The Practical Effects of the Decision
The Morrison decision undoubtedly will have significant impact on securities litigation, eliminating Exchange Act claims based upon foreign securities transactions regardless of the number and substance of domestic contacts and conduct. The ruling signals a sweeping victory for foreign issuers, as they will no longer face securities class actions in the United States for securities sold outside the United States, even if they have expansive operations in the United States and the challenged conduct emanated from those operations. In this regard, Morrison’s bright-line test enhances predictability as to the reach of the most potent anti-fraud provision in the federal securities law.
Concomitantly, residents of the United States who make purchases in foreign securities markets will have no legal recourse within the United States under the Exchange Act, even if, as Justice Stevens posited in his concurring opinion, a foreign issuer’s domestic affiliate made false and misleading statements in the United States as to the issuer’s financial condition upon which United States investors relied.

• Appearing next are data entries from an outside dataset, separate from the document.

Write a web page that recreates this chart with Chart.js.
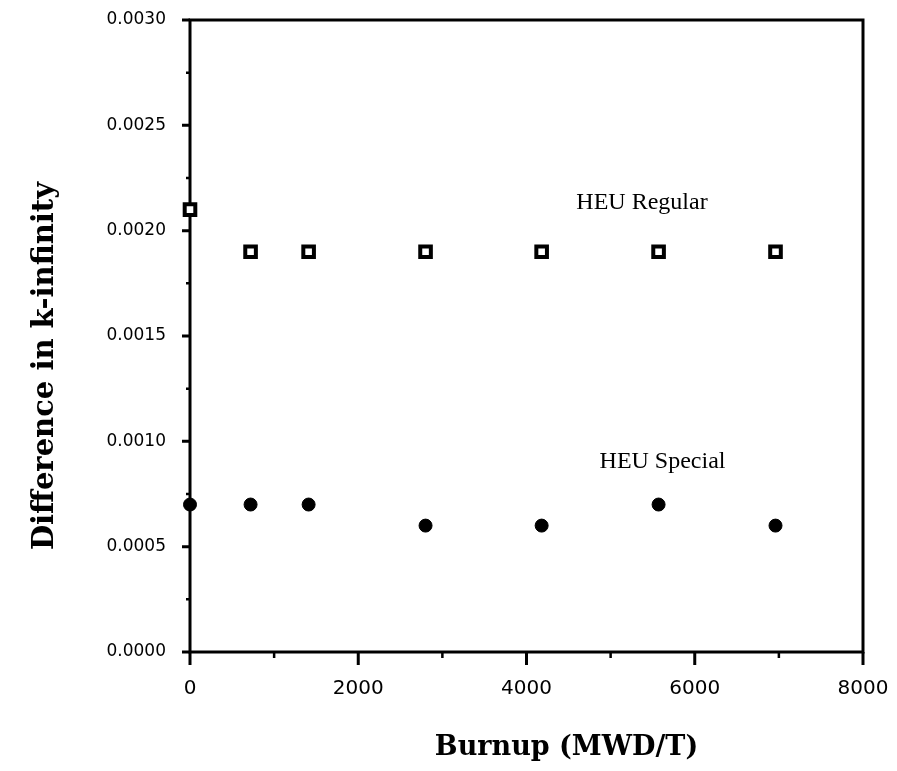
<!DOCTYPE html>
<html>
<head>
<meta charset="utf-8">
<script src="https://cdn.jsdelivr.net/npm/chart.js@4.4.1/dist/chart.umd.min.js"></script>
<style>
  html, body { margin: 0; padding: 0; background: #fff; }
  #wrap { width: 897px; height: 771px; }
</style>
</head>
<body>
<div id="wrap"><canvas id="grafico" width="897" height="771"></canvas></div>
<script>
// valores
var burnup = [0, 720, 1410, 2800, 4180, 5570, 6960];
var heuRegular = [0.0021, 0.0019, 0.0019, 0.0019, 0.0019, 0.0019, 0.0019];
var heuSpecial = [0.0007, 0.0007, 0.0007, 0.0006, 0.0006, 0.0007, 0.0006];

var xTicks = [0, 2000, 4000, 6000, 8000];
var xMinorTicks = [1000, 3000, 5000, 7000];
var yTicks = [0, 0.0005, 0.0010, 0.0015, 0.0020, 0.0025, 0.0030];
var yTickLabels = ['0.0000', '0.0005', '0.0010', '0.0015', '0.0020', '0.0025', '0.0030'];
var yMinorTicks = [0.00025, 0.00075, 0.00125, 0.00175, 0.00225, 0.00275];

var xTitle = 'Burnup (MWD/T)';
var yTitle = 'Difference in k-infinity';

// rótulos das séries (posição em unidades dos eixos)
var seriesNames = ['HEU Regular', 'HEU Special'];
var labelX = [5373, 5617];
var labelY = [0.002103, 0.000873];

function pontos(ys) {
    return burnup.map(function (x, i) { return { x: x, y: ys[i] }; });
}

function semPadding(scale) {
    scale.paddingTop = 0;
    scale.paddingBottom = 0;
    scale.paddingLeft = 0;
    scale.paddingRight = 0;
}

var molduraPlugin = {
    id: 'moldura',
    beforeDatasetsDraw: function (chart) {
        var ctx = chart.ctx;
        var a = chart.chartArea;
        var sx = chart.scales.x, sy = chart.scales.y;
        ctx.save();
        ctx.strokeStyle = '#000';
        ctx.lineWidth = 3;
        ctx.strokeRect(a.left, a.top, a.right - a.left, a.bottom - a.top);

        ctx.beginPath();
        yTicks.forEach(function (v) {
            var p = sy.getPixelForValue(v);
            ctx.moveTo(a.left - 8, p); ctx.lineTo(a.left, p);
        });
        xTicks.forEach(function (v) {
            var p = sx.getPixelForValue(v);
            ctx.moveTo(p, a.bottom); ctx.lineTo(p, a.bottom + 13);
        });
        ctx.stroke();

        ctx.lineWidth = 2.5;
        ctx.beginPath();
        yMinorTicks.forEach(function (v) {
            var p = sy.getPixelForValue(v);
            ctx.moveTo(a.left - 4, p); ctx.lineTo(a.left, p);
        });
        xMinorTicks.forEach(function (v) {
            var p = sx.getPixelForValue(v);
            ctx.moveTo(p, a.bottom); ctx.lineTo(p, a.bottom + 6);
        });
        ctx.stroke();
        ctx.restore();
    },
    afterDatasetsDraw: function (chart) {
        var ctx = chart.ctx;
        var a = chart.chartArea;
        var sx = chart.scales.x, sy = chart.scales.y;
        ctx.save();
        ctx.fillStyle = '#000';
        ctx.font = '24px "Liberation Serif", "Times New Roman", serif';
        ctx.textAlign = 'center';
        ctx.textBaseline = 'alphabetic';
        seriesNames.forEach(function (nome, i) {
            ctx.fillText(nome, sx.getPixelForValue(labelX[i]), sy.getPixelForValue(labelY[i]));
        });

        // títulos dos eixos (no original não ficam centrados na área)
        ctx.font = 'bold 27px "DejaVu Serif", serif';
        ctx.fillText(xTitle, (a.left + a.right) / 2 + 40, a.bottom + 103);

        ctx.font = 'bold 29px "DejaVu Serif", serif';
        ctx.translate(53, (a.top + a.bottom) / 2 + 30);
        ctx.rotate(-Math.PI / 2);
        ctx.fillText(yTitle, 0, 0);
        ctx.restore();
    }
};

var ctx = document.getElementById('grafico').getContext('2d');

var config = {
    type: 'scatter',
    data: {
        datasets: [{
            label: 'HEU Regular',
            data: pontos(heuRegular),
            pointStyle: 'rect',
            pointRadius: 7.5,
            pointHoverRadius: 7.5,
            pointBackgroundColor: '#fff',
            pointBorderColor: '#000',
            pointBorderWidth: 4,
            clip: false
        }, {
            label: 'HEU Special',
            data: pontos(heuSpecial),
            pointStyle: 'circle',
            pointRadius: 6.5,
            pointHoverRadius: 6.5,
            pointBackgroundColor: '#000',
            pointBorderColor: '#000',
            pointBorderWidth: 1,
            clip: false
        }]
    },
    options: {
        responsive: false,
        animation: false,
        events: [],
        layout: { padding: { top: 20, right: 34, left: 0, bottom: 0 } },
        plugins: {
            legend: { display: false },
            tooltip: { enabled: false }
        },
        scales: {
            x: {
                type: 'linear',
                position: 'bottom',
                min: 0,
                max: 8000,
                afterBuildTicks: function (scale) {
                    scale.ticks = xTicks.map(function (v) { return { value: v }; });
                },
                afterFit: function (scale) { scale.height = 119; semPadding(scale); },
                grid: { display: false, drawTicks: false },
                border: { display: false },
                ticks: {
                    color: '#000',
                    padding: 25,
                    maxRotation: 0,
                    font: { family: '"DejaVu Sans", sans-serif', size: 20 },
                    callback: function (v) { return String(v); }
                }
            },
            y: {
                min: 0,
                max: 0.003,
                afterBuildTicks: function (scale) {
                    scale.ticks = yTicks.map(function (v) { return { value: v }; });
                },
                afterFit: function (scale) { scale.width = 190; semPadding(scale); },
                grid: { display: false, drawTicks: false },
                border: { display: false },
                ticks: {
                    color: '#000',
                    padding: 24,
                    font: { family: '"DejaVu Sans", sans-serif', size: 17 },
                    callback: function (v, i) { return yTickLabels[i]; }
                }
            }
        }
    },
    plugins: [molduraPlugin]
};

var myChart = new Chart(ctx, config);
</script>
</body>
</html>
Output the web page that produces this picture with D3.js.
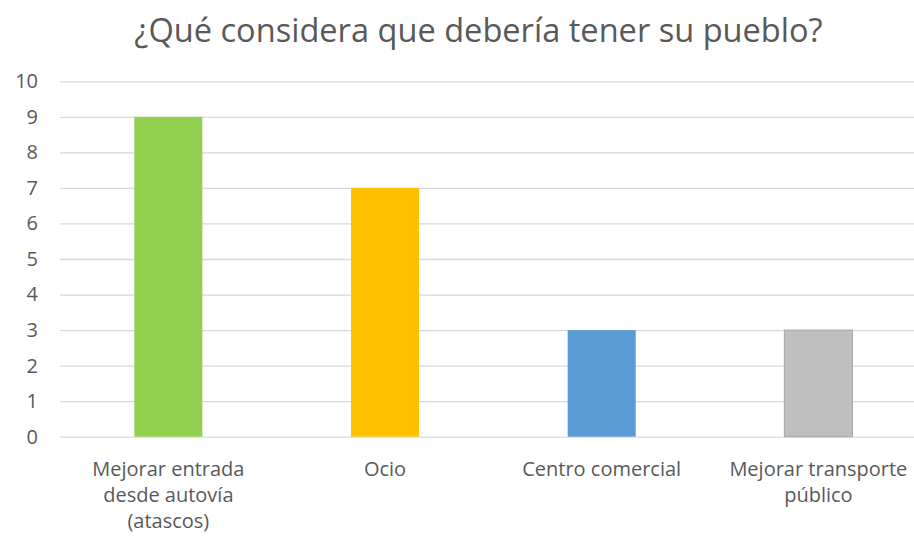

The Court’s opinion in Morrison is definitive as to the requirement in private actions that the connected purchase or sale of a security forming the predicate for a claimed violation of Section 10(b) and Rule 10b-5 be made in the United States. As Justice Stevens notes in his concurrence, however, the Court’s opinion does not foreclose the SEC from bringing enforcement actions, since no issue concerning the SEC’s authority was presented. Justice Stevens goes on to suggest the possibility of a different result because SEC enforcement proceedings differ from private actions “in numerous potentially relevant respects” and they “pose a lesser threat to international comity” based on the notion that the government may exercise more “self-restraint and consideration of foreign governmental sensibilities” than private plaintiffs.
Neither of these observations alters the requirement set forth in the text of both Section 10(b) and Rule 10b-5 that certain activities are unlawful if committed “in connection with the purchase or sale of a security.” Although the SEC need not allege and prove reliance, loss causation and damages to sustain a claimed violation of Section 10(b) and Rule 10b-5, the SEC must allege and prove, among other things, that the challenged conduct occurred in connection with the purchase or sale of a security. In view of the Court’s holding that such a purchase or sale must be made in the United States, it is difficult to see how the SEC would not be subject to the same rule of law. That the SEC might be more sensitive to the interests of foreign governments than private plaintiffs, even if true, does not suggest that in the absence of an explicit reference in the text of the Securities Exchange Act of 1934, a Congressional intent to permit the SEC to pursue extraterritorial claims may be inferred and the presumption to the contrary overcome. Although §§ 30(a) and (b) create limited exceptions, (which address the potential liability of a broker or dealer, acting in the United States or with the intent to evade the Exchange Act, in connection with transactions on foreign exchanges involving securities of United States issuers) these provisions are dependent upon as yet unpromulgated regulations of the SEC and, as the Court’s opinion explains, strongly confirm that the exclusive focus of the Exchange Act is on domestic purchases and sales.
Finally, although not specifically addressed in the opinion, the Court’s clarification, that extraterritoriality is a question going to the merits and not to jurisdiction, may have a number of effects. First, it may signal a need for plaintiffs to plead that the alleged fraud occurred “in connection with” a domestic securities transaction. (Query whether US purchases of ADRs, which were not addressed by the Court, will consistently satisfy this element.) Second, it almost certainly will raise new issues in class definitions where a proposed class may include both U.S. and non-U.S. transactions with respect to the same issuer. Third, in cases in which there may be a factual dispute about where the transaction occurred, Morrison does not address the procedure to be used to resolve the dispute. The fact that Morrison holds that the issue is one to be raised as merits based under Rule 12(b)(6) and not as jurisdiction based under Rule 12(b)(1) may suggest that, to the extent that the transaction test cannot be determined on the face of the pleadings (and any documents incorporated by reference), disputes about the transaction may not be resolved until the summary judgment phase, after full discovery, rather than through a more limited -- and early -- jurisdictional hearing on a rule 12(b)(i) motion, after limited discovery.